Friday, December 14, 2012

Consumer hit hard due to rising price hike that stood at 10.5 per cent


Despite fixing the maximum retail price, the government has failed to tame the market as prices are continuously looking up, burning a hole in the pockets of the common people.
"The year-on-year inflation based on Consumer Price Index (CPI) registered a double digit growth of 10.5 per cent in the fourth month (mid-November) of the current fiscal year against 8.5 per cent in the same period last fiscal year," according to the central bank.
Indices of both food and beverages group, and non-food and services group, witnessed an increase by 8.9 per cent and 11.7 per cent, respectively, against 8.4 per cent and 8.5 per cent, in the same period last fiscal year, the central bank data revealed, adding that the price index of ghee and oil sub-group increased by the highest rate of 20.5 per cent.
Likewise, government apathy towards export promotion has hit the external sector too as trade deficit increased to Rs 152.38 billion in the four months.

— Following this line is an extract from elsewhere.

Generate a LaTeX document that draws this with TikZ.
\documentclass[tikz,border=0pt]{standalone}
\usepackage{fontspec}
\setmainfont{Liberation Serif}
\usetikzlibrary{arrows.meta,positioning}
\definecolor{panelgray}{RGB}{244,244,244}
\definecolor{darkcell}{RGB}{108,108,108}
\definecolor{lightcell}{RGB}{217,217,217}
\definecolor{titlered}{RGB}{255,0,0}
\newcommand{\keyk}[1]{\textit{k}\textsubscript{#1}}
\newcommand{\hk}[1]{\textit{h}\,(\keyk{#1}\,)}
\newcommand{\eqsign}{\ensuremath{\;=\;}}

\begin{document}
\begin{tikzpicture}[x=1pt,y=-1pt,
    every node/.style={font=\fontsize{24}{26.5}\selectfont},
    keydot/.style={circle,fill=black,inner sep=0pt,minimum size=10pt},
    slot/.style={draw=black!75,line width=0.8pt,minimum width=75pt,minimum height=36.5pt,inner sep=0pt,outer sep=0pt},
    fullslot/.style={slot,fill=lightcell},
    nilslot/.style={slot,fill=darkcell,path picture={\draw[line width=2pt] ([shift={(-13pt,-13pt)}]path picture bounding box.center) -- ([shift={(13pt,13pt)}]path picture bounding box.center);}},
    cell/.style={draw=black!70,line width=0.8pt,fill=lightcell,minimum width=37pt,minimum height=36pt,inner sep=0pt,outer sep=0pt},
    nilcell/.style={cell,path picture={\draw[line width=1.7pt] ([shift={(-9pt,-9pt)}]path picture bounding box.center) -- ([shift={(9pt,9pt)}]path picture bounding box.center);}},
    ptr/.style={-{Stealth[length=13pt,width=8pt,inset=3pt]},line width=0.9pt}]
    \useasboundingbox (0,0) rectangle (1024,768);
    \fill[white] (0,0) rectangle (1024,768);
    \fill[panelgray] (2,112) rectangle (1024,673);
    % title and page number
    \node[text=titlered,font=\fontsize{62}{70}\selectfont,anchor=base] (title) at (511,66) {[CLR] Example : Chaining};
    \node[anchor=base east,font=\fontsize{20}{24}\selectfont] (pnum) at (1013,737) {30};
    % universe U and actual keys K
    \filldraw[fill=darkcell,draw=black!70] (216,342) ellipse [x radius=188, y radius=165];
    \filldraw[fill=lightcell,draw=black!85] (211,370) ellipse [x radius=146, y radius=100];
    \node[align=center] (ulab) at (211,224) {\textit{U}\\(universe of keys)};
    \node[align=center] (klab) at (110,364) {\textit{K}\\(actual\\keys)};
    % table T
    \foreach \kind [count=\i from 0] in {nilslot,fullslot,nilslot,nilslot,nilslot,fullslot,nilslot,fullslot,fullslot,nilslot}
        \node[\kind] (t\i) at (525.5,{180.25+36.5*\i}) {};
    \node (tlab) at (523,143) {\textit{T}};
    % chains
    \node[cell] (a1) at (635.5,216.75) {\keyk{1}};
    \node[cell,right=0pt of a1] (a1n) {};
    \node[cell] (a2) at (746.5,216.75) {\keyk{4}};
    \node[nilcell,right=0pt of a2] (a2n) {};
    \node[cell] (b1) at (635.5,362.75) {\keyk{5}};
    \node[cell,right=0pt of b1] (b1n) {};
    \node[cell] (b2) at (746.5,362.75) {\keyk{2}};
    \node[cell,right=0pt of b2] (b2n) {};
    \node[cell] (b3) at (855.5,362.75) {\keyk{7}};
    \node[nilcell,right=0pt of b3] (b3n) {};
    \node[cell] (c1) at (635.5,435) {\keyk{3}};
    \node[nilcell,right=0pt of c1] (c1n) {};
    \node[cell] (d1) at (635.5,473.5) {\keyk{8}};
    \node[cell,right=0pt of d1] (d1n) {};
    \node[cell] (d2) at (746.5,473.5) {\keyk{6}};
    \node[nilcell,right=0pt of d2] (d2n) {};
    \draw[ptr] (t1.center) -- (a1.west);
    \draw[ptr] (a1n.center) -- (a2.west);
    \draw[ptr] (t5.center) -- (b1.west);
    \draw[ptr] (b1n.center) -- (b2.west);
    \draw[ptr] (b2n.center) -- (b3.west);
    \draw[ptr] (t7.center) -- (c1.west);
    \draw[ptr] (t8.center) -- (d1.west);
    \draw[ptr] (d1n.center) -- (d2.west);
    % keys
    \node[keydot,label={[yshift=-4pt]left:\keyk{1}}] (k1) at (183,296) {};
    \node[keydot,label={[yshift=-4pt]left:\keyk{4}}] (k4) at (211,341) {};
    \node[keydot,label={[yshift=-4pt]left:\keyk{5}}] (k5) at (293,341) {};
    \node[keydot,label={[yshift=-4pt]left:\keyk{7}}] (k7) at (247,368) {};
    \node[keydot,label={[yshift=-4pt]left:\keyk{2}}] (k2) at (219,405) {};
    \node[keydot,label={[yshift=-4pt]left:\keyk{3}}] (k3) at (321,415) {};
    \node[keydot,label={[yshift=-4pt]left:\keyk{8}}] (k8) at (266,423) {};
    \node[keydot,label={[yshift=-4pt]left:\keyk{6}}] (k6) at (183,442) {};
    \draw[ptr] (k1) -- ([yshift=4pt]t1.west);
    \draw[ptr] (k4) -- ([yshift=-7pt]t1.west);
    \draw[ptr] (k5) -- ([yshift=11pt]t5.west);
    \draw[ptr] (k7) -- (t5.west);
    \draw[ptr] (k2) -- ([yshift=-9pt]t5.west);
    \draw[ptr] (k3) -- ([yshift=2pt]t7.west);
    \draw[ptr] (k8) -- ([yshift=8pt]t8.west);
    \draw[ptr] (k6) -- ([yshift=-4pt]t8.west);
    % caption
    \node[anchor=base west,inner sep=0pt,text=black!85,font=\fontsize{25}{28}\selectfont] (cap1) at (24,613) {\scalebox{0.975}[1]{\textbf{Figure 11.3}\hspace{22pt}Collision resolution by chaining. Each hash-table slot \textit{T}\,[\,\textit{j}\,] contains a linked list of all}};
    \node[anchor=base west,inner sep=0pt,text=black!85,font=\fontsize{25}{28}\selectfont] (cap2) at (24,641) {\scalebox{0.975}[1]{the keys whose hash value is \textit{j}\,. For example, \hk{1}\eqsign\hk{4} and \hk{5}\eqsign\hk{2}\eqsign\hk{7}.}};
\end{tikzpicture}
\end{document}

The country witnessed merchandise exports of Rs 26.46 billion in the first four months as against Rs 23.69 billion during the same period of last fiscal year. However, merchandise imports surged by 32 per cent to Rs 178.84 billion as compared to Rs 135.49 billion during the same period last fiscal year. "Due to the high growth of imports, the ratio of export to import stood at 14.8 per cent," it said.
But increasing imports have helped revenue surge. "The government was able to mobilise Rs 78.03 billion — some 30.2 per cent growth as compared to the same period last fiscal, when it had been able to mobilise Rs 59.92 billion — due to growing imports," the data revealed. "But government expenditure stood at only Rs 70.38 billion, making a budget surplus of Rs 6.34 by mid-November."

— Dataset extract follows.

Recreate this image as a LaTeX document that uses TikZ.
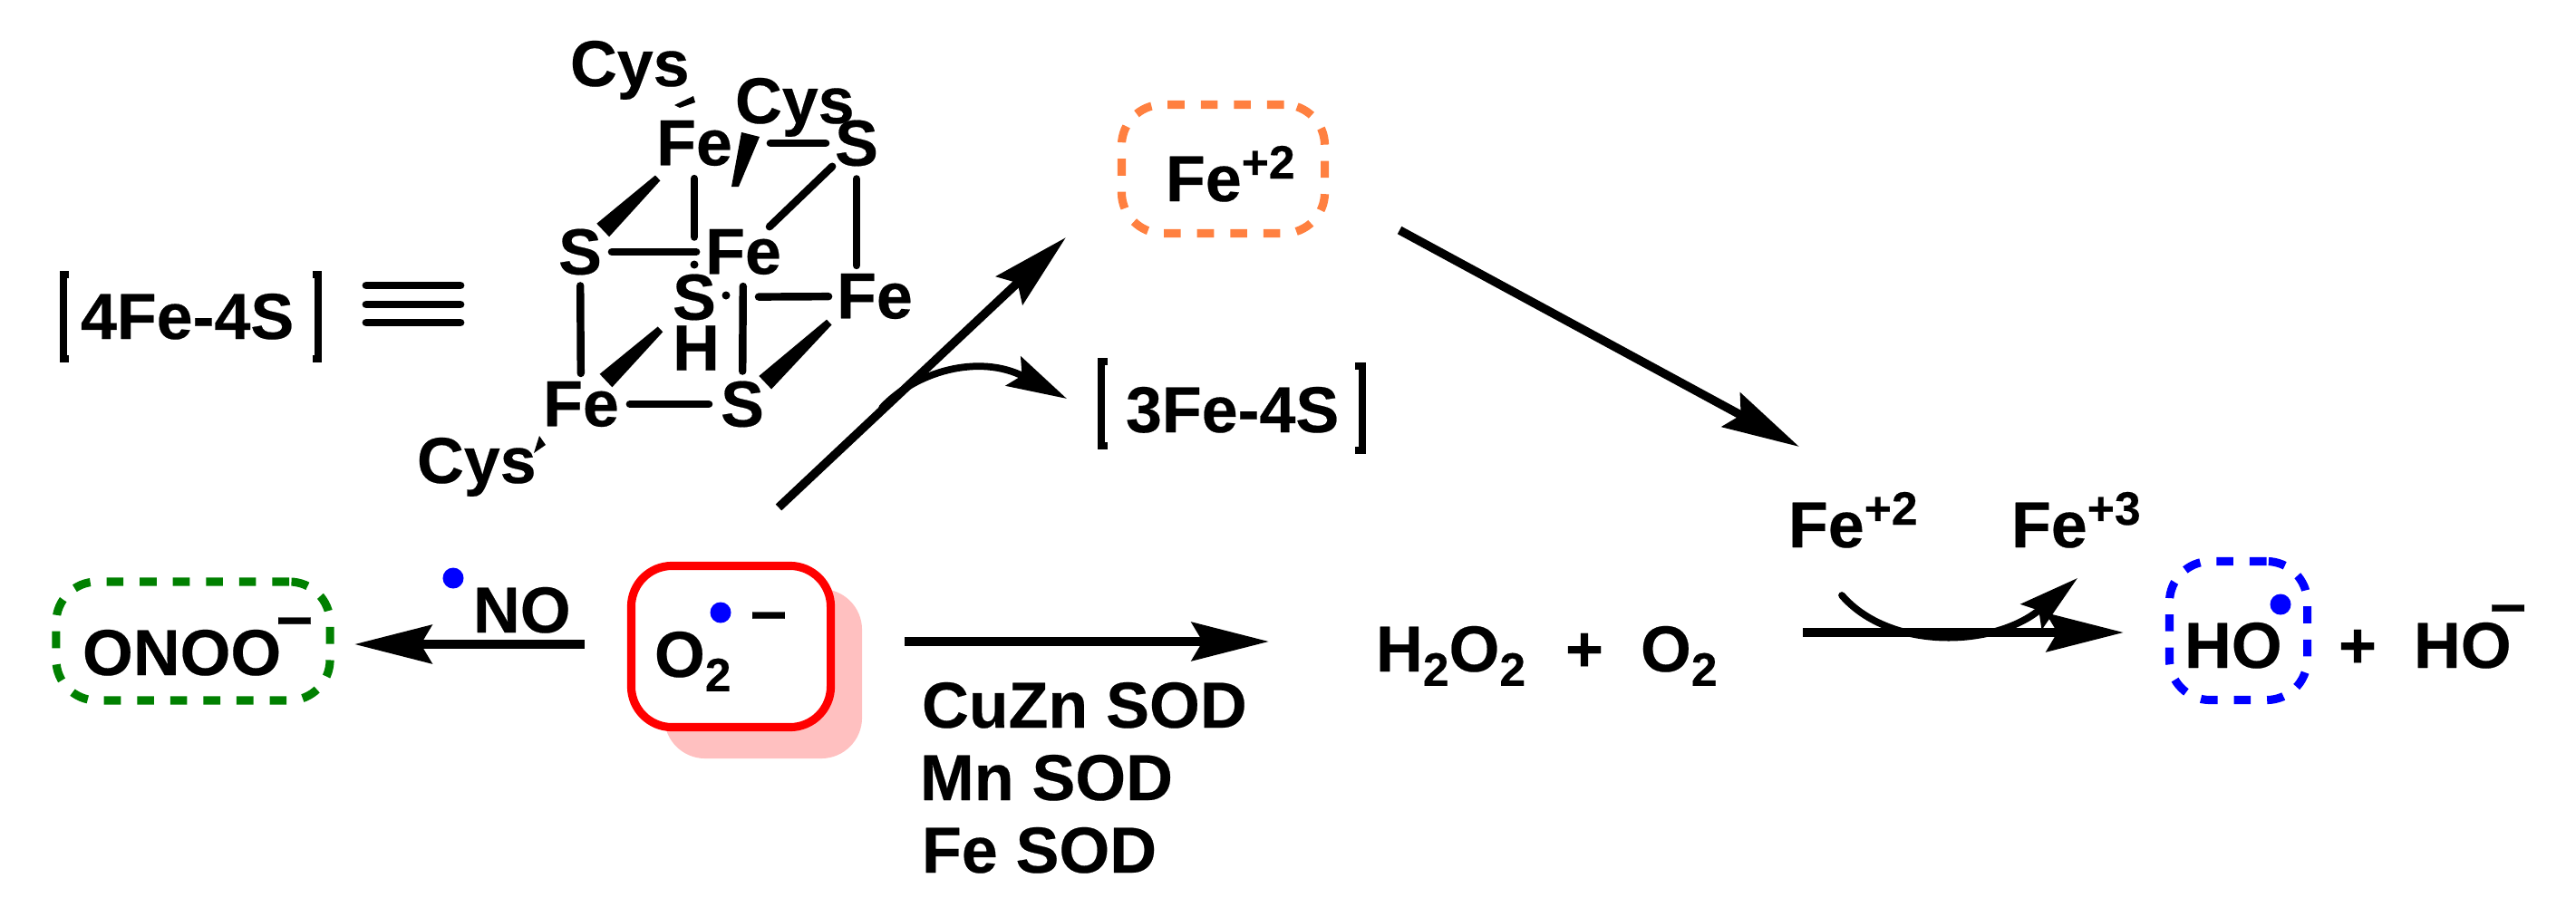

Similarly, the Balance of Payments (BoP) surplus also plunged to Rs 140.7 million — as compared to a surplus of Rs 46.31 billion during the same period last fiscal year — due to current account deficit that stood at Rs 1.77 billion in contrast to a surplus of Rs 20.73 billion in the same period last fiscal.

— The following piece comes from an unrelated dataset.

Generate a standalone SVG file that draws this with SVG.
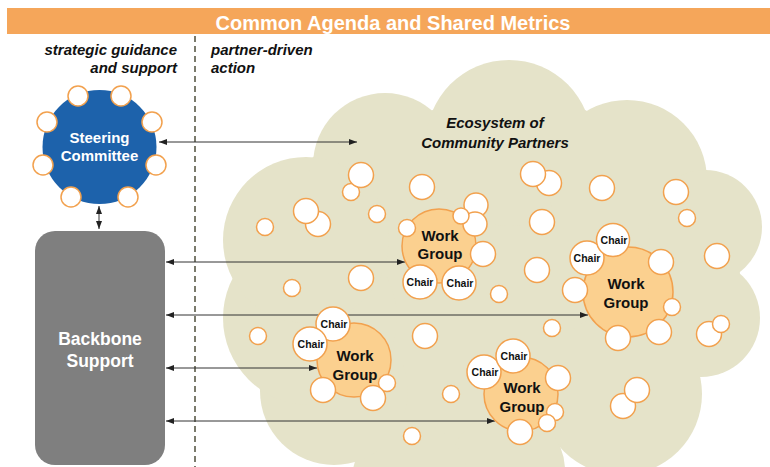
<svg xmlns="http://www.w3.org/2000/svg" width="770" height="467" viewBox="0 0 770 467">
<defs>
<marker id="ah" viewBox="0 0 8 6" refX="8" refY="3" markerWidth="8" markerHeight="6" markerUnits="userSpaceOnUse" orient="auto-start-reverse"><path d="M0,0 L8,3 L0,6z" fill="#222"/></marker>
</defs>
<style>
.t{font-family:"Liberation Sans",Arial,sans-serif;font-weight:bold}
.bi{font-family:"Liberation Sans",Arial,sans-serif;font-weight:bold;font-style:italic;font-size:15px;fill:#111}
.w{fill:#fff}
.c{fill:#fff;stroke:#f2a14e;stroke-width:1.5}
.wg{fill:#fbd08f;stroke:#f2a14e;stroke-width:1.5}
.wgt{font-family:"Liberation Sans",Arial,sans-serif;font-weight:bold;font-size:15px;fill:#111;text-anchor:middle}
.ch{font-family:"Liberation Sans",Arial,sans-serif;font-weight:bold;font-size:10.5px;fill:#111;text-anchor:middle}
.cl{fill:#e5e3c9}
.cn{stroke:#333;stroke-width:1;fill:none;marker-start:url(#ah);marker-end:url(#ah)}
</style>
<rect width="770" height="467" fill="#fff"/>
<g id="header">
<rect x="7" y="8" width="763" height="26" fill="#f5a65a"/>
<text class="t w" x="393" y="30" font-size="20" text-anchor="middle">Common Agenda and Shared Metrics</text>
</g>
<g id="labels">
<text class="bi" x="177" y="55" text-anchor="end">strategic guidance</text>
<text class="bi" x="177" y="73" text-anchor="end">and support</text>
<text class="bi" x="211" y="55">partner-driven</text>
<text class="bi" x="211" y="73">action</text>
</g>
<line id="divider" x1="195" y1="36" x2="195" y2="467" stroke="#4f4f3c" stroke-width="1.5" stroke-dasharray="6 4"/>
<g id="cloud" class="cl">
<polygon points="313,157 433,110 585,110 710,172 740,273 700,377 560,447 453,445 375,462 260,390 233,277"/>
<circle cx="385" cy="165" r="72"/>
<circle cx="509" cy="143" r="83"/>
<circle cx="627" cy="180" r="80"/>
<circle cx="705" cy="227" r="57"/>
<circle cx="701" cy="318" r="59"/>
<circle cx="621" cy="394" r="81"/>
<circle cx="507" cy="470" r="58"/>
<circle cx="410" cy="480" r="58"/>
<circle cx="334" cy="391" r="74"/>
<circle cx="310" cy="318" r="87"/>
<circle cx="306" cy="240" r="83"/>
<text class="bi" x="495" y="128" text-anchor="middle" font-size="15.5">Ecosystem of</text>
<text class="bi" x="495" y="148" text-anchor="middle" font-size="15.5">Community Partners</text>
</g>
<g id="connectors">
<line class="cn" x1="159" y1="142" x2="357" y2="142"/>
<line class="cn" x1="99" y1="206" x2="99" y2="229"/>
<line class="cn" x1="166" y1="262" x2="405" y2="262"/>
<line class="cn" x1="166" y1="315" x2="588" y2="315"/>
<line class="cn" x1="166" y1="368" x2="317" y2="368"/>
<line class="cn" x1="166" y1="421" x2="495" y2="421"/>
</g>
<g id="steering">
<circle cx="99.5" cy="147" r="57" fill="#1d62ab"/>
<circle class="c" cx="78" cy="96" r="10"/>
<circle class="c" cx="121" cy="96" r="10"/>
<circle class="c" cx="47" cy="122" r="10"/>
<circle class="c" cx="152" cy="122" r="10"/>
<circle class="c" cx="43" cy="165" r="10"/>
<circle class="c" cx="156" cy="165" r="10"/>
<circle class="c" cx="71" cy="197" r="10"/>
<circle class="c" cx="128" cy="197" r="10"/>
<text class="t w" x="99.5" y="143" font-size="15" text-anchor="middle">Steering</text>
<text class="t w" x="99.5" y="161" font-size="15" text-anchor="middle">Committee</text>
</g>
<g id="backbone">
<rect x="35" y="231" width="130" height="234" rx="20" fill="#7f7f7f"/>
<text class="t w" x="100" y="345" font-size="17.5" text-anchor="middle">Backbone</text>
<text class="t w" x="100" y="367" font-size="17.5" text-anchor="middle">Support</text>
</g>
<g id="partners">
<circle class="c" cx="351" cy="192" r="8.5"/>
<circle class="c" cx="361" cy="175" r="12.5"/>
<circle class="c" cx="422" cy="187" r="12.5"/>
<circle class="c" cx="318" cy="224" r="12.5"/>
<circle class="c" cx="306" cy="211" r="12.5"/>
<circle class="c" cx="549" cy="183" r="12.5"/>
<circle class="c" cx="533" cy="174" r="12.5"/>
<circle class="c" cx="602" cy="188" r="12.5"/>
<circle class="c" cx="676" cy="192" r="12.5"/>
<circle class="c" cx="542" cy="222" r="12.5"/>
<circle class="c" cx="717" cy="256" r="12.5"/>
<circle class="c" cx="537" cy="270" r="12.5"/>
<circle class="c" cx="361" cy="278" r="12.5"/>
<circle class="c" cx="425" cy="336" r="12.5"/>
<circle class="c" cx="709" cy="334" r="12.5"/>
<circle class="c" cx="721" cy="324" r="8.5"/>
<circle class="c" cx="623" cy="406" r="12.5"/>
<circle class="c" cx="637" cy="390" r="12.5"/>
<circle class="c" cx="377" cy="214" r="8.5"/>
<circle class="c" cx="265" cy="227" r="8.5"/>
<circle class="c" cx="292" cy="288" r="8.5"/>
<circle class="c" cx="687" cy="218" r="8.5"/>
<circle class="c" cx="499" cy="294" r="8.5"/>
<circle class="c" cx="552" cy="328" r="8.5"/>
<circle class="c" cx="258" cy="336" r="8.5"/>
<circle class="c" cx="451" cy="394" r="8.5"/>
<circle class="c" cx="412" cy="436" r="8.5"/>
</g>
<g id="workgroup1">
<circle class="wg" cx="439" cy="246" r="37"/>
<circle class="c" cx="476" cy="205" r="12"/>
<circle class="c" cx="475" cy="224" r="12"/>
<circle class="c" cx="461" cy="216" r="8"/>
<circle class="c" cx="407" cy="228" r="8.5"/>
<circle class="c" cx="483" cy="254" r="12.5"/>
<text class="wgt" x="440" y="241">Work</text>
<text class="wgt" x="440" y="259">Group</text>
<circle class="c" cx="420" cy="282" r="17"/>
<circle class="c" cx="459" cy="283" r="17"/>
<text class="ch" x="420" y="286">Chair</text>
<text class="ch" x="460" y="287">Chair</text>
</g>
<g id="workgroup2">
<circle class="wg" cx="628" cy="292" r="45"/>
<circle class="c" cx="575" cy="290" r="12.5"/>
<circle class="c" cx="661" cy="262" r="12.5"/>
<circle class="c" cx="672" cy="307" r="8.5"/>
<circle class="c" cx="659" cy="332" r="12.5"/>
<circle class="c" cx="618" cy="338" r="12.5"/>
<text class="wgt" x="626" y="289">Work</text>
<text class="wgt" x="626" y="308">Group</text>
<circle class="c" cx="587" cy="258" r="17"/>
<circle class="c" cx="613" cy="240" r="16.5"/>
<text class="ch" x="587" y="262">Chair</text>
<text class="ch" x="614" y="244">Chair</text>
</g>
<g id="workgroup3">
<circle class="wg" cx="354" cy="360" r="37"/>
<circle class="c" cx="323" cy="390" r="12.5"/>
<circle class="c" cx="387" cy="383" r="8.5"/>
<circle class="c" cx="373" cy="398" r="12.5"/>
<text class="wgt" x="355" y="361">Work</text>
<text class="wgt" x="355" y="380">Group</text>
<circle class="c" cx="333" cy="324" r="17"/>
<circle class="c" cx="310" cy="344" r="17"/>
<text class="ch" x="334" y="328">Chair</text>
<text class="ch" x="311" y="348">Chair</text>
</g>
<g id="workgroup4">
<circle class="wg" cx="521" cy="394" r="37"/>
<circle class="c" cx="558" cy="378" r="12.5"/>
<circle class="c" cx="555" cy="412" r="8.5"/>
<circle class="c" cx="547" cy="423" r="8.5"/>
<circle class="c" cx="520" cy="432" r="12.5"/>
<text class="wgt" x="522" y="393">Work</text>
<text class="wgt" x="522" y="412">Group</text>
<circle class="c" cx="484" cy="372" r="17"/>
<circle class="c" cx="513" cy="356" r="17"/>
<text class="ch" x="485" y="376">Chair</text>
<text class="ch" x="514" y="360">Chair</text>
</g>
</svg>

"The deficit in the current account was primarily due to a substantial rise in the imports of merchandise, the deficit in the net services income compared to a surplus in the corresponding period in the previous year, and the slow growth of workers' remittance in the review period," it said, adding that net transfers registered a growth of 20.4 per cent to Rs 143.94 billion.
"Under transfers, workers’ remittance surged by 23.4 per cent to Rs 127.35 billion. Under financial account, the country saw foreign direct investment of Rs 2.64 billion."
The gross foreign exchange (forex) reserves increased by 0.7 per cent to Rs 442.33 billion in mid-November from a level of Rs 439.46 billion as at mid-July. The forex reserves had increased by 25.9 per cent to Rs 342.74 billion in the same period of last fiscal year.
Likewise, foreign cash loan and grants also halved as compared to the same period last fiscal year. "The government received foreign cash loans of Rs 0.70 billion and foreign cash grants of Rs 4.59 billion in the four months of the current fiscal year as compared to Rs 1.55 billion foreign cash loans and Rs 11.52 billion foreign cash grants in the same period of last fiscal year," it added.
 
Deposit mobilisation slows down
KATHMANDU: Deposit mobilisation of banks and financial institutions increased by only 2.9 per cent (Rs 29.24 billion) during the first four months of the current fiscal year as compared to an increase of 6.6 per cent (Rs 54.57 billion) in the same period last fiscal year. Among them, commercial banks are the losers as their deposit mobilisation has decreased dramatically. "Deposit mobilisation of commercial banks, development banks and finance companies increased by 1.7 per cent, 5.1 per cent and 3.4 per cent, respectively, against an increase of 7.6 per cent, 4.7 per cent and 1.1 per cent in the same period last fiscal year, the central bank said.